To my recollection this was the beginning of the first Windows Developer Diaspora. A lot of smart kids wrote leaving MS emails and forum posts and moved to Java. Plus ca change. Eventually MS reacted and moved to stop the diaspora with their own extensions to the JVM, and following that the CLR.
But the result of this explosion of knowledge, and the peering over the fence from some MS developers, looking to see what all this Java noise was about, led to a few of them encountering new ideas. New ideas like ORMs, and IoC containers. And some of them realized that the similarities between Java and C# gave them the ability to port some of these OSS projects into the .NET space to get the leg up on using them themselves.
In addition, as these MS developers looked to the Java community to understand best practices that might help them use their new frameworks, they stumbled across agile software engineering.
But…this cross fertilization did not seem to spread widely in the MS community. A lot of them were so busy fighting a rearguard action around MFC and VB that they already saw .NET as an invader, let alone ideas from other communities. I think they were afraid of the ‘promiscuous’ behavior of.NET developers who flirted with these new ideas; they threatened the rock star developers dominion. And that frustrated those ‘promiscuous’ developers who were excited by the possibilities of these new ideas, who saw a better, faster way of working. But without widespread understanding of these ideas, adoption was always a struggle, and these ‘promiscuous’ developers became angry that no one was spreading the good news of the better way to their colleagues and managers, forcing them to work with impoverished tools and practices.

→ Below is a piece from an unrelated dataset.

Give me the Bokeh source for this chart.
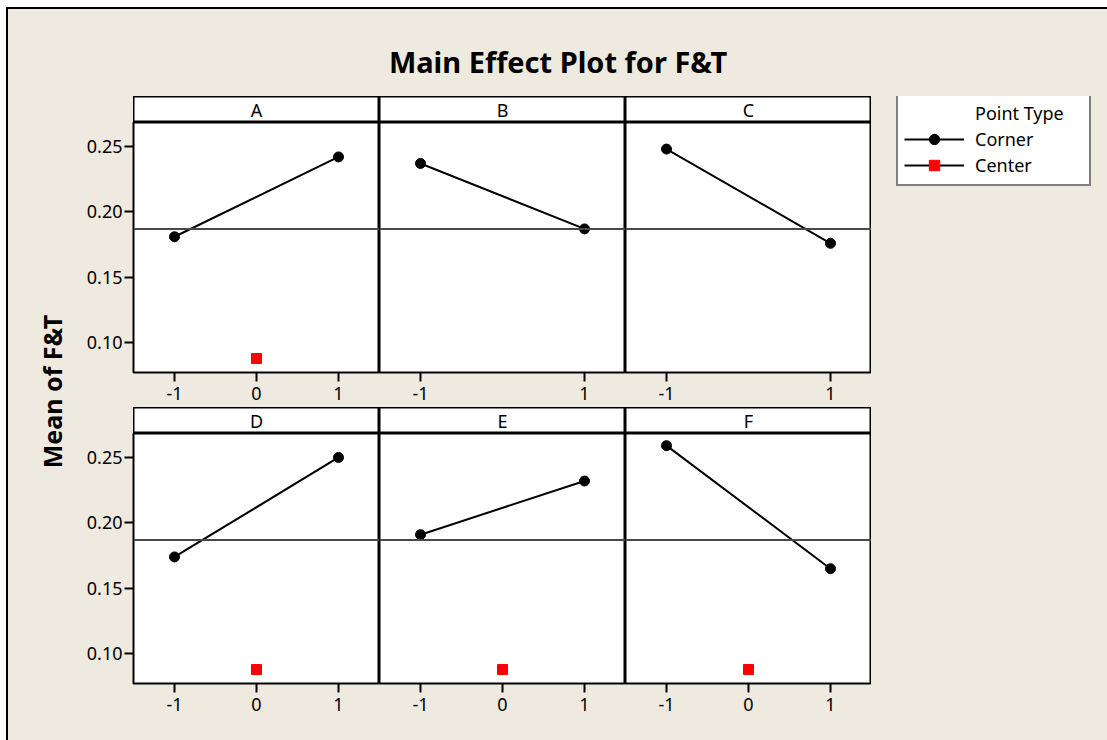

And I think it was in this context, that in 2008 a number of ‘promiscuous’ MVPs gather at MVP summit. Many are folks you would recognize as current of alumni CodeBetter bloggers. They clustered together through shared beliefs that the .NET community was blind and deaf to other practices, frameworks and patterns, and that MS was happy to let them remain in the dark. Their anger coalesced around the Entity Framework, which was seen as a poor alternative to Nhibernate, or even LINQ to SQL for folks that wanted to work in a new way.
Because they were associated with the EF rebellion they became knows as the NHibernate mafia at first. But David Laribee gave them a new name, and a manifesto from hacker culture with Alt.Net.
Some may feel the Alt.Net movement succeeded, some may feel it failed. However, awareness of agile software engineering ideas like SOLID or TDD is far greater, as our tools like ORMs or IoC containers. When MVC frameworks began their rise with Rails, the .NET community furnished Monorail and later MS produced ASP.NET MVC. Flawed or not, I think that the movement promulgated greater understanding of why these ideas were important. Now more and more people can work environments where these ideas can be pushed and adopted. So I think the Alt.NET movement achieved something, and I don’t think it should be regretted.
But of late the movement seems stalled. The question is what does that mean for the future of Alt.NET.
A lot of the conversation on the day at Alt.Next can be centered around two perceived problems with the Alt.NET movement:
- The New Orthodoxy
Many attendees brought stories of developers for whom Alt.NET was a negative moniker, applied to someone who is pushy and arrogant; with the implication that their ideas were somehow ivory-tower, not for us, and impractical. There was a feel that the ‘missionary’ nature of the Alt.NET community had done more to offend that inform, and had often been too messianic. No one likes to be made to feel stupid, but the Alt.NET community made a lot of people feel that way.
The danger of the new orthodoxy can be summed up as the belief that Alt.NET is really just a set of tools. A TDD framework, an IoC container, an ORM, and an MVC web framework. Hence the question from outside: given decent versions of all those, isn’t the problem over – can’t Alt.NET just go away? Even deeper the problem seems to be that its not just generic versions of these tools but NHibernate over EF, anything over Unity, etc. that are required to prove your credibility to the movement. There even seems to be an orthodoxy that anyone not using R# is poor software developer who cares little for his craft. “By their works ye shall know them,” seems to be the mantra of this witch-hunt.
I think that none of the attendees believed that this was what Alt.NET had originally meant. Indeed David’s proposition had been: “It’s not the tools, it’s the solution…When tools, practices, or methods become mainstream it’s time to get contrarian; time to look for new ways of doing things; time to shake it up”.
And so we decided to abandon the Alt.NET moniker for future open space events.We want to move away from waging a war to spreading ideas. It is about cross-pollination with other communities, platforms. Going out to listen to other conversations and bringing that back into the .NET space. Innovating and taking those ideas out of the .NET space.
We’re not even sure what the “new thing” should be called, or even if naming it matters, and is not a mistake. Perhaps Alt.NET is dead as a movement; others may still find it useful to identify the like minded, but whatever you want to call it, I think its important to embrace the manifesto that David outlined long ago over what it became in between:
“Ralph Waldo Emerson wrote “there are always two parties; the establishment and the movement.” If you’re ALT.NET, you’re in the movement. You’re shaking out the innovation. When the movement fails, stalls, or needs improving you’re there starting/finding/supporting that next leap forward.”
For our purpose though, Alt.NET is dead. I sing its praises, but its time to find the next leap forward.
The New Diaspora
One postscript is that once again we seem to be experiencing a diaspora. Once again ideas outside the community burn very brightly. Ideas that cannot simply be ascribed to tools but to approaches and practices. In this case I believe it is partly the OSS ecosystem that non-MS software communities support so much better. Perhaps our new movement will truly be born from a reaction to this crisis, as much as Alt.NET was to the last.